==== Recorded data

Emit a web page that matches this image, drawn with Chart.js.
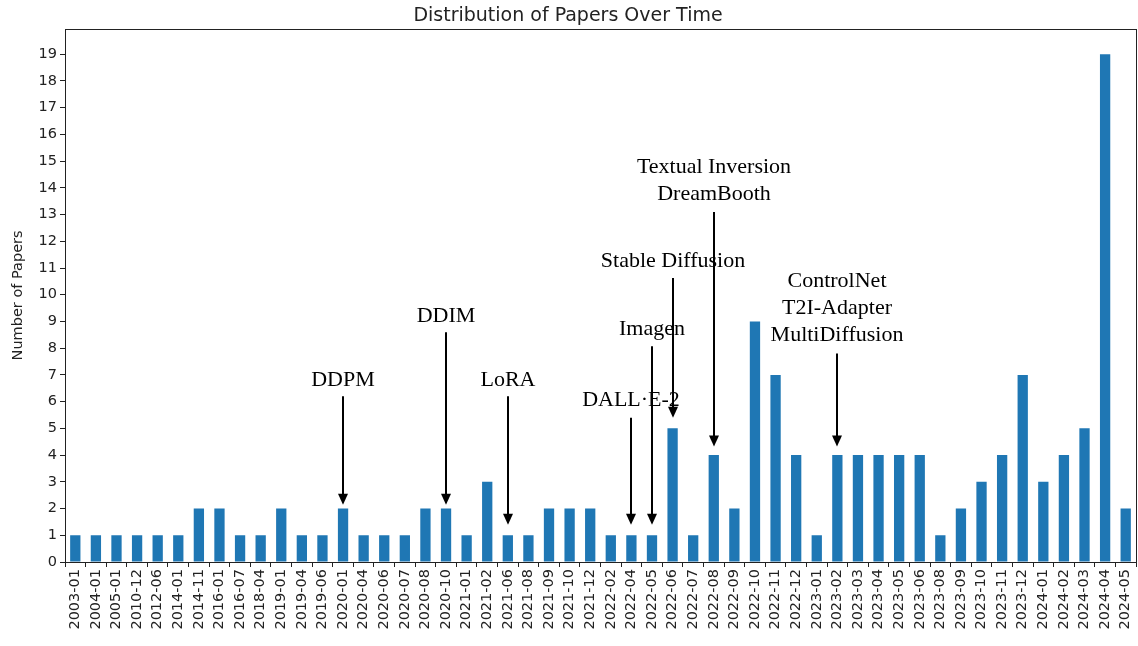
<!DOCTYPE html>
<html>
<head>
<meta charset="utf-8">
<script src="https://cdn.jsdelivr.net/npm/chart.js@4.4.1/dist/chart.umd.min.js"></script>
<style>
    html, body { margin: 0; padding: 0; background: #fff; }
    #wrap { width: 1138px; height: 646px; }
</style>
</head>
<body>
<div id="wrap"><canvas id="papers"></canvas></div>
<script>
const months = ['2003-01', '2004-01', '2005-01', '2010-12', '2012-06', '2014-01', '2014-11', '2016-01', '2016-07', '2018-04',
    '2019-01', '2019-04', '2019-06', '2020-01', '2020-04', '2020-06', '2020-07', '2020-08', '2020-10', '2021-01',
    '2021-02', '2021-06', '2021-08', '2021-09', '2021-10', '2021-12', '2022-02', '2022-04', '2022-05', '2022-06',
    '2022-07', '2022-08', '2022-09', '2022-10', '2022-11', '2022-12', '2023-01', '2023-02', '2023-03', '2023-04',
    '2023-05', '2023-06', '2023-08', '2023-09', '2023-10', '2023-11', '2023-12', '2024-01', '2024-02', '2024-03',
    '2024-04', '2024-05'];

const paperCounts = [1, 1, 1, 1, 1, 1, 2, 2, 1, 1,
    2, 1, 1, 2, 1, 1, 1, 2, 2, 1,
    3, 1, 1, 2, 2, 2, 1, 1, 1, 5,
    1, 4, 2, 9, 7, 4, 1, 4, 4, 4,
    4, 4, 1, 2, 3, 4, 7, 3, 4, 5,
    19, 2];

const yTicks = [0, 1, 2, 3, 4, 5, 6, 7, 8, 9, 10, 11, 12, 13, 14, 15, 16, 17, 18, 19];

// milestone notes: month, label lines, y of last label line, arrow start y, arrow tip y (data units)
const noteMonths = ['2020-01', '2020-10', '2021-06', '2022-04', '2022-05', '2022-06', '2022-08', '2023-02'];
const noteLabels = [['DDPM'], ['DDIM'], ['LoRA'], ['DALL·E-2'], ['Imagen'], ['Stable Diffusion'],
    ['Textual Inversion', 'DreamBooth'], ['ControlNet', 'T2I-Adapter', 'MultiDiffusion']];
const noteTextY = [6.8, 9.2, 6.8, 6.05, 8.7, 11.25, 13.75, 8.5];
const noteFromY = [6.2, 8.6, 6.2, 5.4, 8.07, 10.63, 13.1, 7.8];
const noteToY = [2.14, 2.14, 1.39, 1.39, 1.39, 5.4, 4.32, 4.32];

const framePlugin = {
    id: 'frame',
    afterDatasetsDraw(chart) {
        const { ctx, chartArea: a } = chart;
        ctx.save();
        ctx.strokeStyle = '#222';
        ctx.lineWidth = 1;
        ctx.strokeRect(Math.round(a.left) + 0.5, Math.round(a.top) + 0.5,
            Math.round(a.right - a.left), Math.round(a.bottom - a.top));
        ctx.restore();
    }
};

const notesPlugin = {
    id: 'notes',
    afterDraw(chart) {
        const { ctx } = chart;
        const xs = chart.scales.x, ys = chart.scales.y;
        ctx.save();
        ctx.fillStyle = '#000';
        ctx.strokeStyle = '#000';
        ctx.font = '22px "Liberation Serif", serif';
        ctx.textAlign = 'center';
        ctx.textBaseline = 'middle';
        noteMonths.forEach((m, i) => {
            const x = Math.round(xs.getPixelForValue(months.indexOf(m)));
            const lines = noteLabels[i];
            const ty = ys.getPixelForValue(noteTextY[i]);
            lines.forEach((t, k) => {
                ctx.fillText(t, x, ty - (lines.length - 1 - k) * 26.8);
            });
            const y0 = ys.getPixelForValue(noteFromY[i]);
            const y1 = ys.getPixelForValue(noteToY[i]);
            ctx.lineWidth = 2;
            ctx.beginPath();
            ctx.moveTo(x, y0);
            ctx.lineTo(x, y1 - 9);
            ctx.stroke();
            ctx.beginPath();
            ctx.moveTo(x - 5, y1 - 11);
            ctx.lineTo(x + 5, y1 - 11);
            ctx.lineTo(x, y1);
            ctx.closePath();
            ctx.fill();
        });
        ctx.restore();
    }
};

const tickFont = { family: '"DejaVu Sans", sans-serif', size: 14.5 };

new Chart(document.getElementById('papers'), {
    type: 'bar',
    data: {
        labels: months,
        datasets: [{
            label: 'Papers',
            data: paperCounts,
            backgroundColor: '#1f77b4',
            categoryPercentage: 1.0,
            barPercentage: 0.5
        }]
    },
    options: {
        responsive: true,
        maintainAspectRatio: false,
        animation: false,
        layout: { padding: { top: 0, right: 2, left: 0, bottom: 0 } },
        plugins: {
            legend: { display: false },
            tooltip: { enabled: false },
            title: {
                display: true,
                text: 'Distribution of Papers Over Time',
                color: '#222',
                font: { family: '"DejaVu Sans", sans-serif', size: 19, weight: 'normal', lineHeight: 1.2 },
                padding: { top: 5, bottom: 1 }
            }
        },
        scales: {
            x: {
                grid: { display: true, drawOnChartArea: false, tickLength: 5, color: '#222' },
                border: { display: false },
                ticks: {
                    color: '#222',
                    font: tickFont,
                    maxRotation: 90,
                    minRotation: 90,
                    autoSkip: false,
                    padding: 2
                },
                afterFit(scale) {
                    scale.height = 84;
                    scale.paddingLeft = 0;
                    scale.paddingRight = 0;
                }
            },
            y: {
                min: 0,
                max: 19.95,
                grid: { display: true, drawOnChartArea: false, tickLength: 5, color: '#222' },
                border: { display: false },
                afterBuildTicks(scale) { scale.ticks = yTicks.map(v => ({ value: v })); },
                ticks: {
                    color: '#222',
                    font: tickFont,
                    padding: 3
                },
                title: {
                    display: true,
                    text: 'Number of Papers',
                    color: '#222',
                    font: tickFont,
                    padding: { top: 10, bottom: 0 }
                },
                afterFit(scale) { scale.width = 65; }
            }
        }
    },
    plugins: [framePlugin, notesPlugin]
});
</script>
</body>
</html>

========

> **Task objective**:
Leave out any pictures, please, and quote only the lines from the top of the data through the line that contains "17, 18, 19];".

> **Result of the task**:
Emit a web page that matches this image, drawn with Chart.js.
<!DOCTYPE html>
<html>
<head>
<meta charset="utf-8">
<script src="https://cdn.jsdelivr.net/npm/chart.js@4.4.1/dist/chart.umd.min.js"></script>
<style>
    html, body { margin: 0; padding: 0; background: #fff; }
    #wrap { width: 1138px; height: 646px; }
</style>
</head>
<body>
<div id="wrap"><canvas id="papers"></canvas></div>
<script>
const months = ['2003-01', '2004-01', '2005-01', '2010-12', '2012-06', '2014-01', '2014-11', '2016-01', '2016-07', '2018-04',
    '2019-01', '2019-04', '2019-06', '2020-01', '2020-04', '2020-06', '2020-07', '2020-08', '2020-10', '2021-01',
    '2021-02', '2021-06', '2021-08', '2021-09', '2021-10', '2021-12', '2022-02', '2022-04', '2022-05', '2022-06',
    '2022-07', '2022-08', '2022-09', '2022-10', '2022-11', '2022-12', '2023-01', '2023-02', '2023-03', '2023-04',
    '2023-05', '2023-06', '2023-08', '2023-09', '2023-10', '2023-11', '2023-12', '2024-01', '2024-02', '2024-03',
    '2024-04', '2024-05'];

const paperCounts = [1, 1, 1, 1, 1, 1, 2, 2, 1, 1,
    2, 1, 1, 2, 1, 1, 1, 2, 2, 1,
    3, 1, 1, 2, 2, 2, 1, 1, 1, 5,
    1, 4, 2, 9, 7, 4, 1, 4, 4, 4,
    4, 4, 1, 2, 3, 4, 7, 3, 4, 5,
    19, 2];

const yTicks = [0, 1, 2, 3, 4, 5, 6, 7, 8, 9, 10, 11, 12, 13, 14, 15, 16, 17, 18, 19];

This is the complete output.